É certo que a independência unilateral da Catalunha também não é boa para a saúde financeira e para a economia de Espanha. A Moody’s reconhece que este movimento teria uma implicações vastas e negativas no crédito de muitos emissores espanhóis e da própria região. Ainda que a agência de notação financeira acredite que a Catalunha vai permanecer em Espanha, a Moody’s considera que a capacidade financeira do país vizinho manteria a sua força e o rating deveria permanecer ao nível de investimento — ao qual Portugal só regressou há poucas semanas, mas apenas na Standard & Poor’s.

O elo mais fraco desta separação seria inevitavelmente a Catalunha que hoje reclama ser um das regiões mais ricas de Espanha, contribuinte líquido para o Orçamento do Estado espanhol. Curiosamente. Ao contrário do que sucedeu no caso do Brexit, não há muitos estudos credíveis e reconhecidos sobre o impacto económico e financeiro desta independência, quer para a Catalunha, quer para Espanha ou mesmo para a União Europeia. Talvez porque o cenário não era considerado realista.

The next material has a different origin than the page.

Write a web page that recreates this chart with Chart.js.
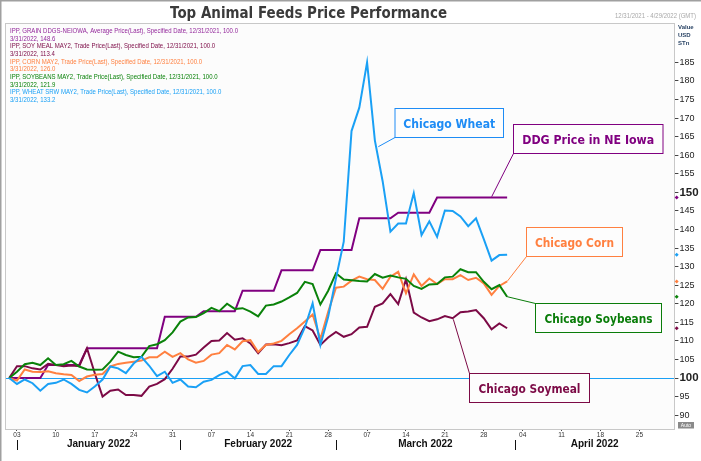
<!DOCTYPE html>
<html><head><meta charset="utf-8">
<script src="https://cdn.jsdelivr.net/npm/chart.js@4.4.1/dist/chart.umd.min.js"></script>
<style>html,body{margin:0;padding:0;background:#fff}canvas{display:block}</style>
</head><body>
<canvas id="c" width="701" height="461"></canvas>
<script>
// ---- categories: trading days (weekdays) 12/31/2021 .. 4/29/2022
const categories = [
 '2021-12-31',
 '2022-01-03','2022-01-04','2022-01-05','2022-01-06','2022-01-07',
 '2022-01-10','2022-01-11','2022-01-12','2022-01-13','2022-01-14',
 '2022-01-17','2022-01-18','2022-01-19','2022-01-20','2022-01-21',
 '2022-01-24','2022-01-25','2022-01-26','2022-01-27','2022-01-28',
 '2022-01-31','2022-02-01','2022-02-02','2022-02-03','2022-02-04',
 '2022-02-07','2022-02-08','2022-02-09','2022-02-10','2022-02-11',
 '2022-02-14','2022-02-15','2022-02-16','2022-02-17','2022-02-18',
 '2022-02-21','2022-02-22','2022-02-23','2022-02-24','2022-02-25',
 '2022-02-28','2022-03-01','2022-03-02','2022-03-03','2022-03-04',
 '2022-03-07','2022-03-08','2022-03-09','2022-03-10','2022-03-11',
 '2022-03-14','2022-03-15','2022-03-16','2022-03-17','2022-03-18',
 '2022-03-21','2022-03-22','2022-03-23','2022-03-24','2022-03-25',
 '2022-03-28','2022-03-29','2022-03-30','2022-03-31','2022-04-01',
 '2022-04-04','2022-04-05','2022-04-06','2022-04-07','2022-04-08',
 '2022-04-11','2022-04-12','2022-04-13','2022-04-14','2022-04-15',
 '2022-04-18','2022-04-19','2022-04-20','2022-04-21','2022-04-22',
 '2022-04-25','2022-04-26','2022-04-27','2022-04-28','2022-04-29'
];

// ---- series (indexed performance, 12/31/2021 = 100)
const ddgNEIowa = [
 100,100,100,100,100, 103.5,103.5,103.5,103.5,103.5,
 108,108,108,108,108,108,108,108,108,108,
 116.5,116.5,116.5,116.5,116.5, 118,118,118,118,118,
 123.5,123.5,123.5,123.5,123.5, 129,129,129,129,129,
 134.5,134.5,134.5,134.5,134.5, 143,143,143,143,143,
 144.5,144.5,144.5,144.5,144.5,
 148.6,148.6,148.6,148.6,148.6,148.6,148.6,148.6,148.6,148.6
];
const soymeal = [
 100,103.2,103.2,102.6,102.3,103.8,103.5,103.2,103.4,103.2,
 108,101.3,95,96.6,96.9,95.4,95.4,95.2,97.7,98.4,
 99.7,102.5,105.8,105.8,106.3,108.2,110,110.1,112.1,110.3,
 110.7,109.3,106.7,109,109.1,108.8,109.4,110.1,114,112.8,
 108.9,110.9,112.4,111.1,111.8,113.6,113.8,119.2,120.1,122.6,
 119.9,126.6,117.6,116.3,115.3,115.8,116.7,116.1,117.7,117.9,
 118.3,116.1,113.1,114.7,113.4
];
const corn = [
 100,99.3,102.3,101.7,101.6,101.8,101.3,101,100.8,99.2,
 100.4,100.9,101.1,103.1,103.8,104.1,104.4,104.7,105.6,105.6,
 107.1,105.7,106.7,105,104.1,104.6,106.3,106.7,108.9,107.7,
 109.9,110.2,107,108.9,109.3,110,111.8,113.4,115.2,117.1,
 110.5,117.8,124.3,124.6,126.2,127.3,126.6,126.4,124,127.3,
 128.6,122.8,127.9,124.8,126.8,125.3,126.6,126.6,127.7,126.4,
 127,125.5,122.4,124.8,126.0
];
const soybeans = [
 100,101.7,103.7,104.1,103.5,105.3,103.5,103.7,104.6,103.1,
 102.3,102.2,102.3,104.4,107.1,106.2,105.6,105.7,108.6,109.1,
 110.2,112.3,115.2,116.3,116.4,117.5,118.9,118,120,118.6,
 118.8,117.9,116.6,119.5,119.8,120.6,121.7,122.9,125.9,125.3,
 119.8,123.5,128.2,126.5,126.3,126.1,126,128,127,127.6,
 127.1,126.7,124.8,124,125.2,125.3,127.1,127.3,129.3,128.5,
 128.5,125.9,123.9,125,121.9
];
const wheat = [
 100,98.4,99.6,98.6,96.6,98.4,98.7,99.6,98.4,96.8,
 96.1,97.7,99.6,103.1,102.6,101.3,103.9,105.7,103.3,100.5,
 101.7,98.7,99.6,97.7,97.5,99,99.5,100.8,101.7,99.9,
 103.2,103.5,101.1,101.1,103.2,103.2,106.2,108.9,113.6,120.1,
 108.9,116.5,126.8,136.7,166.5,172.8,185,164,153,139.4,
 141.6,141.6,149.8,138.5,142.2,138,145.1,145,143.5,140.9,
 143,137.4,131.6,133.1,133.2
];

const yTickValues = [90,95,100,105,110,115,120,125,130,135,140,145,150,155,160,165,170,175,180,185];
const monthLabels = ['January 2022','February 2022','March 2022','April 2022'];
const monthStarts = ['2022-01-03','2022-02-01','2022-03-01','2022-04-01'];
const seriesNames = ['Chicago Wheat','DDG Price in NE Iowa','Chicago Corn','Chicago Soybeans','Chicago Soymeal'];
const legendHeads = [
 'IPP, GRAIN DDGS-NEIOWA, Average Price(Last), Specified Date, 12/31/2021, 100.0',
 'IPP, SOY MEAL MAY2, Trade Price(Last), Specified Date, 12/31/2021, 100.0',
 'IPP, CORN MAY2, Trade Price(Last), Specified Date, 12/31/2021, 100.0',
 'IPP, SOYBEANS MAY2, Trade Price(Last), Specified Date, 12/31/2021, 100.0',
 'IPP, WHEAT SRW MAY2, Trade Price(Last), Specified Date, 12/31/2021, 100.0'
];
const lastDateLabel = '3/31/2022';

const C = { ddg:'#800080', meal:'#7C0A46', corn:'#FF8040', soy:'#0A820A', wheat:'#1AA0F5' };

function drawFit(ctx, text, x, y, w, font, color, align){
  ctx.save();
  ctx.font = font;
  const m = ctx.measureText(text).width;
  const sx = w ? w / m : 1;
  ctx.translate(x, y);
  ctx.scale(sx, 1);
  ctx.fillStyle = color;
  ctx.textAlign = align || 'center';
  ctx.textBaseline = 'alphabetic';
  ctx.fillText(text, 0, 0);
  ctx.restore();
  return sx;
}

const decor = {
  id: 'decor',
  beforeDraw(chart){
    const {ctx, chartArea:a} = chart;
    ctx.save();
    ctx.fillStyle = '#fff';
    ctx.fillRect(0,0,chart.width,chart.height);
    ctx.fillStyle = '#fcfcfc';
    ctx.fillRect(a.left, a.top, a.right-a.left, a.bottom-a.top);
    ctx.restore();
  },
  beforeDatasetsDraw(chart){
    const {ctx, chartArea:a, scales:{y}} = chart;
    const py = Math.round(y.getPixelForValue(100)) + 0.5;
    ctx.save();
    ctx.strokeStyle = C.wheat; ctx.lineWidth = 1;
    ctx.beginPath(); ctx.moveTo(a.left, py); ctx.lineTo(a.right, py); ctx.stroke();
    ctx.restore();
  },
  afterDraw(chart){
    const {ctx, chartArea:a, scales:{x, y}} = chart;
    ctx.save();
    // outer frame
    ctx.strokeStyle = '#a0a0a0'; ctx.lineWidth = 1.5;
    ctx.beginPath(); ctx.moveTo(0.75, chart.height); ctx.lineTo(0.75, 0.75); ctx.lineTo(chart.width, 0.75); ctx.stroke();
    // plot box
    ctx.strokeStyle = '#c8c8c8'; ctx.lineWidth = 1;
    ctx.strokeRect(Math.round(a.left)+0.5, Math.round(a.top)+0.5, Math.round(a.right-a.left), Math.round(a.bottom-a.top));
    // title
    drawFit(ctx, 'Top Animal Feeds Price Performance', 308.5, 17.5, 277, 'bold 16.5px "DejaVu Sans"', '#3a3a3a');
    // date range
    drawFit(ctx, '12/31/2021 - 4/29/2022 (GMT)', 696, 18, 81, '6.5px "Liberation Sans"', '#a8a8a8', 'right');
    // right axis header
    ctx.font = 'bold 6px "Liberation Sans"'; ctx.fillStyle = '#2b4566'; ctx.textAlign='left'; ctx.textBaseline='middle';
    ctx.fillText('Value', 678, 27.7); ctx.fillText('USD', 678, 35); ctx.fillText('STn', 678, 43);
    // legend text block
    const series = [ddgNEIowa, soymeal, corn, soybeans, wheat];
    const cols = ['#93279B', C.meal, C.corn, C.soy, C.wheat];
    ctx.font = '6.3px "Liberation Sans"';
    const sx = 228 / ctx.measureText(legendHeads[0]).width;
    for (let k=0;k<5;k++){
      const yy = 32.8 + k*15.4;
      const last = series[k][series[k].length-1];
      [legendHeads[k], lastDateLabel + ', ' + last.toFixed(1)].forEach((t,j)=>{
        ctx.save(); ctx.translate(10, yy + j*7.7); ctx.scale(sx,1);
        ctx.font = '6.3px "Liberation Sans"'; ctx.fillStyle = cols[k]; ctx.textAlign='left'; ctx.textBaseline='alphabetic';
        ctx.fillText(t, 0, 0); ctx.restore();
      });
    }
    // month separators and labels
    const starts = monthStarts.map(d => categories.indexOf(d));
    ctx.strokeStyle = '#111'; ctx.lineWidth = 1;
    starts.forEach((si, k) => {
      const px = Math.round(x.getPixelForValue(si)) + 0.5;
      ctx.beginPath(); ctx.moveTo(px, 440); ctx.lineTo(px, 450); ctx.stroke();
      const nx = k < starts.length-1 ? x.getPixelForValue(starts[k+1]) : a.right;
      const cx = (x.getPixelForValue(si) + nx) / 2;
      ctx.font = 'bold 10px "Liberation Sans"'; ctx.fillStyle = '#111'; ctx.textAlign='center'; ctx.textBaseline='middle';
      ctx.fillText(monthLabels[k], cx, 444.5);
    });
    // right-axis last-value markers
    const lastIdx = wheat.length - 1;
    series.forEach((s,k) => {
      const py = y.getPixelForValue(s[s.length-1]);
      const px = a.right + 2.3;
      ctx.fillStyle = [C.ddg, C.meal, C.corn, C.soy, C.wheat][k];
      ctx.beginPath(); ctx.moveTo(px, py-2); ctx.lineTo(px+2, py); ctx.lineTo(px, py+2); ctx.lineTo(px-2, py); ctx.closePath(); ctx.fill();
    });
    // callouts
    const lp = (i, v) => [x.getPixelForValue(i), y.getPixelForValue(v)];
    const callouts = [
      {t: seriesNames[0], c:'#1E8CF5', box:[395,108.5,503.5,137.5], tw:92, l:[395,137.5,378.3,146.7]},
      {t: seriesNames[1], c:C.ddg, box:[513.5,124.5,663,153.5], tw:132, l:[513.5,153.5,491.7,196.7]},
      {t: seriesNames[2], c:C.corn, box:[526.5,227.5,622.5,256.5], tw:79, l:[526.5,256.5].concat(lp(lastIdx, corn[lastIdx]))},
      {t: seriesNames[3], c:'#0A7D0A', box:[535.5,303.5,661.5,332.5], tw:108, l:[535.5,303.5].concat(lp(lastIdx, soybeans[lastIdx]))},
      {t: seriesNames[4], c:'#7C0A46', box:[469.5,373.5,589.5,402.5], tw:102, l:[453.3,319.3,469.5,373.5]}
    ];
    callouts.forEach(o => {
      const [x1,y1,x2,y2] = o.box;
      ctx.fillStyle = '#fdfdfd'; ctx.fillRect(x1,y1,x2-x1,y2-y1);
      ctx.strokeStyle = o.c; ctx.lineWidth = 1; ctx.strokeRect(x1,y1,x2-x1,y2-y1);
      ctx.beginPath(); ctx.moveTo(o.l[0],o.l[1]); ctx.lineTo(o.l[2],o.l[3]); ctx.stroke();
      drawFit(ctx, o.t, (x1+x2)/2, (y1+y2)/2 + 4.8, o.tw, 'bold 13px "DejaVu Sans"', o.c);
    });
    // Auto button
    ctx.fillStyle = '#8a8a8a'; ctx.fillRect(678, 422, 16, 6.5);
    ctx.font = '5px "Liberation Sans"'; ctx.fillStyle = '#fff'; ctx.textAlign='center'; ctx.textBaseline='middle';
    ctx.fillText('Auto', 686, 425.5);
    ctx.restore();
  }
};

new Chart(document.getElementById('c'), {
  type: 'line',
  data: {
    labels: categories,
    datasets: [
      {label:'Chicago Wheat', data: wheat, borderColor: C.wheat, order: 0},
      {label:'Chicago Soybeans', data: soybeans, borderColor: C.soy, order: 1},
      {label:'Chicago Corn', data: corn, borderColor: C.corn, order: 2},
      {label:'Chicago Soymeal', data: soymeal, borderColor: C.meal, order: 3},
      {label:'DDG Price in NE Iowa', data: ddgNEIowa, borderColor: C.ddg, order: 4}
    ]
  },
  options: {
    responsive: false, animation: false, devicePixelRatio: 1,
    layout: { padding: { left: 5.3, top: 23, right: 0, bottom: 0 } },
    plugins: { legend: {display:false}, tooltip: {enabled:false}, title: {display:false} },
    elements: { point: { radius: 0 }, line: { borderWidth: 2, tension: 0, fill: false } },
    scales: {
      x: {
        type: 'category', offset: true,
        grid: { drawOnChartArea: false, drawTicks: true, tickLength: 2, color: '#444' },
        border: { display: false },
        ticks: {
          autoSkip: false, maxRotation: 0, minRotation: 0, padding: 0,
          color: '#333', font: { size: 6.5, family: '"Liberation Sans"' },
          callback(v, i){
            const d = new Date(categories[i] + 'T00:00:00Z');
            return d.getUTCDay() === 1 ? categories[i].slice(8) : null;
          }
        },
        afterFit(s){ s.height = 32; }
      },
      y: {
        position: 'right', min: 86.27, max: 195.6,
        afterBuildTicks(s){ s.ticks = yTickValues.map(v => ({value: v})); },
        grid: { drawOnChartArea: false, tickLength: 4, color: '#444' },
        border: { display: false },
        ticks: {
          padding: 1, color: '#222',
          font: (c) => (c.tick && (c.tick.value === 100 || c.tick.value === 150))
            ? { size: 11.5, weight: 'bold', family: '"Liberation Sans"' }
            : { size: 9, family: '"Liberation Sans"' },
          callback: (v) => String(v)
        },
        afterFit(s){ s.width = 26.6; }
      }
    }
  },
  plugins: [decor]
});
</script>
</body></html>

Uma fonte que tem acompanhado o dossiê refere que existem estudos feitos por instituições académicas catalãs, mas que partem de pressupostos económicos e financeiros que, no atual quadro legal, não parecem realistas. Para além de não ponderarem o efeito da saída do euro, alguns destes estudos assumem que a Catalunha começará do zero em indicadores como a dívida pública, ignorando o endividamento atual da região. E que passaria a contar com o excedente que neste momento existe entre os impostos que paga e o que recebe do orçamento espanhol. Mas não se conhece a dimensão da fatura necessária para construir todas as instituições que teria de ter como estado independente e de direito.